Stored data:
┏━━
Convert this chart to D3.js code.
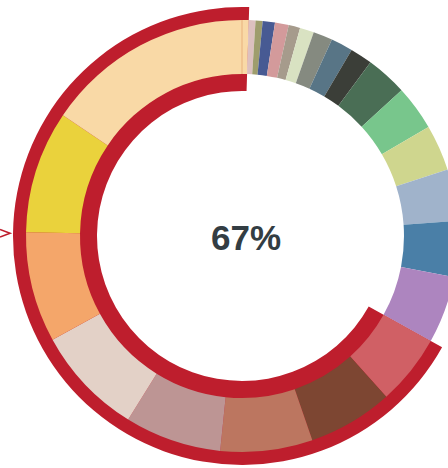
<!DOCTYPE html>
<html>
<head>
<meta charset="utf-8">
<script src="https://cdn.jsdelivr.net/npm/d3@7"></script>
<style>
  html, body { margin: 0; padding: 0; background: #ffffff; overflow: hidden; }
  svg { display: block; }
</style>
</head>
<body>
<svg id="chart" width="448" height="468"></svg>
<script>
// ---- data (clockwise from 12 o'clock) ----
const categories = ["A","B","C","D","E","F","G","H","I","J","K","L","M","N","O","P","Q","R","S","T","U","V","W","X"];
const values = [1.8, 1.8, 1.9, 3.3, 3.7, 3.1, 3.8, 5.2, 5.9, 6.0, 11.1, 12.1, 12.4, 13.9, 15.0, 18.1, 19.0, 22.9, 24.8, 26.0, 29.5, 29.7, 33.0, 56.0];
const colors = ["#f9d9a6","#dcc0bf","#9e9d6d","#475a93","#d39a9b","#a69b8c","#d9e2c2","#858a80","#587586","#3b3e38",
                "#4a6e55","#78c68c","#cfd68e","#a0b3cb","#4a7fa7","#ad85bf","#d06065","#7d4632","#bc7660","#bd9594",
                "#e3d1c7","#f4a66a","#ead23c","#f9d9a6"];
const highlighted = ["A","Q","R","S","T","U","V","W","X"];

const W = 448, H = 468;
const cx = 242, cy = 236;
const R = 216, r = 162;
const red = "#be1e2d";

const svg = d3.select("#chart");
const g = svg.append("g").attr("transform", `translate(${cx},${cy})`);

const pie = d3.pie().sort(null).value(d => d).startAngle(0).endAngle(2 * Math.PI);
const arcsData = pie(values);

// highlight arc (wraps around 12 o'clock)
const hiIdx = categories.map((c, i) => highlighted.includes(c) ? i : -1).filter(i => i >= 0);
const wrapStart = hiIdx.filter(i => i > 0)[0];
const hStart = arcsData[wrapStart].startAngle;
const hEnd = arcsData[0].endAngle + 2 * Math.PI;

g.append("path")
  .attr("d", d3.arc().innerRadius(r - 17).outerRadius(R + 13).startAngle(hStart).endAngle(hEnd)())
  .attr("fill", red);

const arc = d3.arc().innerRadius(r).outerRadius(R);
g.selectAll("path.slice").data(arcsData).join("path")
  .attr("class", "slice")
  .attr("d", arc)
  .attr("fill", (d, i) => colors[i]);

// thin start line at 12 o'clock
g.append("line")
  .attr("x1", 0).attr("y1", -r).attr("x2", 0).attr("y2", -R)
  .attr("stroke", "#e8b17c").attr("stroke-width", 1);

// center label
const hiSum = d3.sum(hiIdx, i => values[i]);
const pct = Math.round(hiSum / d3.sum(values) * 100);
g.append("text")
  .attr("x", 4).attr("y", 14)
  .attr("text-anchor", "middle")
  .attr("font-family", "'Liberation Sans', Arial, sans-serif")
  .attr("font-weight", "bold")
  .attr("font-size", 35)
  .attr("fill", "#333d43")
  .text(pct + "%");

// left marker chevron
svg.append("polyline")
  .attr("points", "0,229.5 10,233.3 0,237")
  .attr("fill", "none")
  .attr("stroke", red)
  .attr("stroke-width", 1.6);
</script>
</body>
</html>
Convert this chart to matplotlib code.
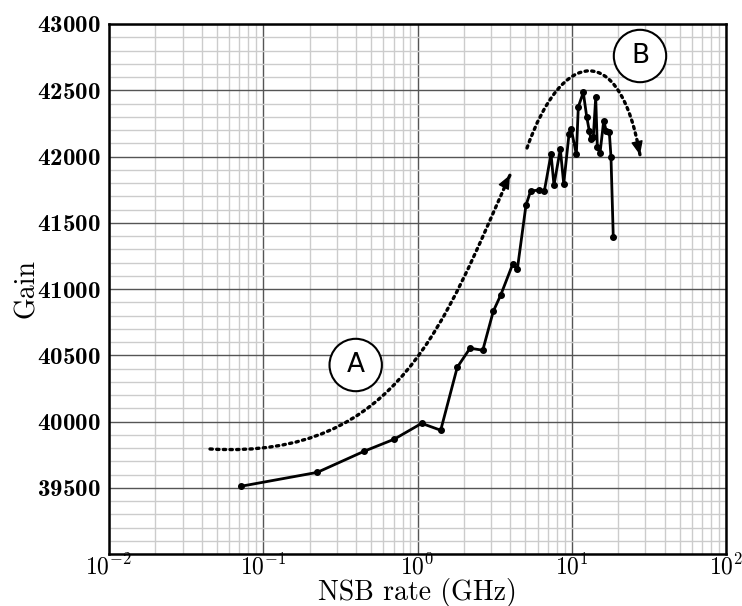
┗━━
* [Problem to work on]:
Each line in the records above should be reproduced exactly; images are not copied.

* [Finished task]:
Convert this chart to D3.js code.
<!DOCTYPE html>
<html>
<head>
<meta charset="utf-8">
<script src="https://cdn.jsdelivr.net/npm/d3@7"></script>
<style>
  html, body { margin: 0; padding: 0; background: #ffffff; overflow: hidden; }
  svg { display: block; }
</style>
</head>
<body>
<svg id="chart" width="448" height="468"></svg>
<script>
// ---- data (clockwise from 12 o'clock) ----
const categories = ["A","B","C","D","E","F","G","H","I","J","K","L","M","N","O","P","Q","R","S","T","U","V","W","X"];
const values = [1.8, 1.8, 1.9, 3.3, 3.7, 3.1, 3.8, 5.2, 5.9, 6.0, 11.1, 12.1, 12.4, 13.9, 15.0, 18.1, 19.0, 22.9, 24.8, 26.0, 29.5, 29.7, 33.0, 56.0];
const colors = ["#f9d9a6","#dcc0bf","#9e9d6d","#475a93","#d39a9b","#a69b8c","#d9e2c2","#858a80","#587586","#3b3e38",
                "#4a6e55","#78c68c","#cfd68e","#a0b3cb","#4a7fa7","#ad85bf","#d06065","#7d4632","#bc7660","#bd9594",
                "#e3d1c7","#f4a66a","#ead23c","#f9d9a6"];
const highlighted = ["A","Q","R","S","T","U","V","W","X"];

const W = 448, H = 468;
const cx = 242, cy = 236;
const R = 216, r = 162;
const red = "#be1e2d";

const svg = d3.select("#chart");
const g = svg.append("g").attr("transform", `translate(${cx},${cy})`);

const pie = d3.pie().sort(null).value(d => d).startAngle(0).endAngle(2 * Math.PI);
const arcsData = pie(values);

// highlight arc (wraps around 12 o'clock)
const hiIdx = categories.map((c, i) => highlighted.includes(c) ? i : -1).filter(i => i >= 0);
const wrapStart = hiIdx.filter(i => i > 0)[0];
const hStart = arcsData[wrapStart].startAngle;
const hEnd = arcsData[0].endAngle + 2 * Math.PI;

g.append("path")
  .attr("d", d3.arc().innerRadius(r - 17).outerRadius(R + 13).startAngle(hStart).endAngle(hEnd)())
  .attr("fill", red);

const arc = d3.arc().innerRadius(r).outerRadius(R);
g.selectAll("path.slice").data(arcsData).join("path")
  .attr("class", "slice")
  .attr("d", arc)
  .attr("fill", (d, i) => colors[i]);

// thin start line at 12 o'clock
g.append("line")
  .attr("x1", 0).attr("y1", -r).attr("x2", 0).attr("y2", -R)
  .attr("stroke", "#e8b17c").attr("stroke-width", 1);

// center label
const hiSum = d3.sum(hiIdx, i => values[i]);
const pct = Math.round(hiSum / d3.sum(values) * 100);
g.append("text")
  .attr("x", 4).attr("y", 14)
  .attr("text-anchor", "middle")
  .attr("font-family", "'Liberation Sans', Arial, sans-serif")
  .attr("font-weight", "bold")
  .attr("font-size", 35)
  .attr("fill", "#333d43")
  .text(pct + "%");

// left marker chevron
svg.append("polyline")
  .attr("points", "0,229.5 10,233.3 0,237")
  .attr("fill", "none")
  .attr("stroke", red)
  .attr("stroke-width", 1.6);
</script>
</body>
</html>
Convert this chart to matplotlib code.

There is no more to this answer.